С каждым новым произведением Матисса все виднее, к какому равновесию он стремился, до какой степени он стал владеть собой. Поэтому его нынешняя зрелость приносит духу истинное удовлетворение. Он совсем не „остепенился“ — жалкое слово, обычно обозначающее утрату творческого горения, отрицание молодости, капитуляцию перед посредственностью. Напротив, он более чем когда-либо далек от общепринятых формулировок. Однако он владеет и управляет собой, затрачивая при этом поразительно мало усилий.
Вот так он приближается, безо всякой поспешности, к тому вечному классицизму, представляющему собой некую „структуру“, а не коллекцию сюжетов или арсенал средств, к тому классицизму, который придает благородство оде Горация, японскому рисунку, прелюдии Баха, стихам Гете, Бодлера и Малларме». [281] [282]
Стиль, спокойствие. Именно в стране ислама, столь близкой молодому Делакруа, главе романтиков, Анри Матисс, первый среди «диких», откроет классическое спокойствие, классический стиль. Как и его знаменитый предшественник, он найдет там то, что питало затем его искусство до конца дней. У него тоже появятся свои «Алжирские женщины», [283] неотступно преследовавшие его, волнующие «Одалиски».
Ill
МУЗЫКА ЦВЕТА
КАМУЭН
Поклонники современного искусства, наверное, до сих пор не могут забыть великолепную выставку марокканских полотен Анри Матисса, организованную в 1913 году у Бернхейма на улице Ришпанс. «Там было мавританское кафе — удлиненные человеческие фигуры, растянувшиеся вокруг сосуда с красными рыбами, — полотно, в котором он выразил свою тоску по покою,[284] и огромный зеленый воин, [285] которого можно отнести к самым значительным произведениям, вышедшим из-под его кисти. Но особенно много говорили зрителю его сады. Я знаю один из этих садов, который трижды переписывался, и каждый раз все сильнее проступало в нем стремление к декоративности, покою, абстрактной простоте. Когда я впервые увидел этот сад, деревья и травы на земле поразили меня своей особой жизнью; потом земля растворилась в едином тоне, травы превратились в декоративную гирлянду лиан, а деревья — в деревья земного рая, и от всей картины ныне веет идеальным покоем». [286]

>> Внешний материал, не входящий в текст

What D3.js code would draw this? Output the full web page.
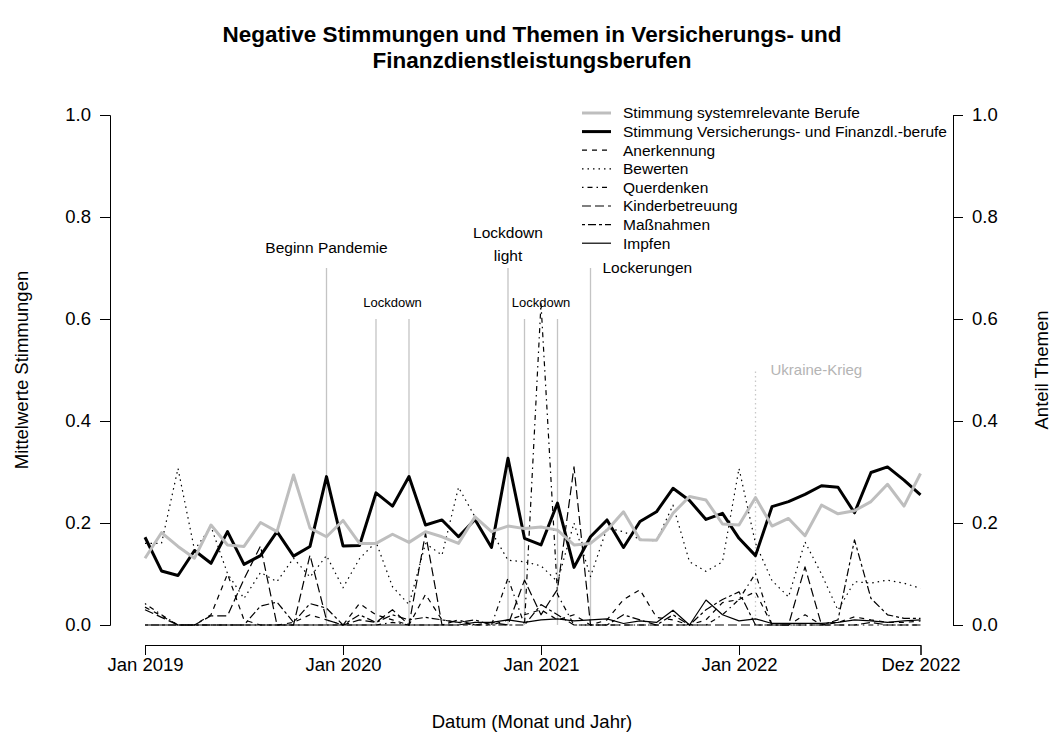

Несколько важных вех отмечает жизненный путь Матисса: Лувр, Корсика, Коллиур, Ницца, Океания, Соединенные Штаты, Ванс и Симье. Не следует забывать и о Танжере, оказавшем на его технику, мировосприятие, на все развитие его искусства столь же сильное влияние, что и Коллиур.
В Марокко его сопровождают веселые и верные товарищи: зимой 1911/12 года Альбер Марке, а на следующий год — Камуэн и канадский художник Джеймс Моррис.[287] Там, соприкоснувшись с живой античностью, со светом, стирающим детали и выявляющим основное, Матисс сможет, по крайней мере, освободиться от Парижа, коснуться снова земли, забыть в пустыне доктрины и доктринеров, достичь абсолютной простоты, некоей нирваны в живописи, без которой, по словам создателя «Танца», не может быть долговечного искусства.
Как и Делакруа, чье трехмесячное пребывание в местах, расположенных между Мекнесом, Марракешем и Фесом, оказалось достаточным, чтобы определить его путь в живописи на тридцать лет, Матисс был многим обязан Марокко, о чем неустанно повторял своим близким. Отсюда и следующие слова, записанные Териадом: «Путешествия в Марокко помогли мне осуществить необходимый переход и позволили вновь обрести более тесную связь с природой, чего нельзя было бы достигнуть с помощью живой, но все же несколько ограниченной теории, какой стал фовизм».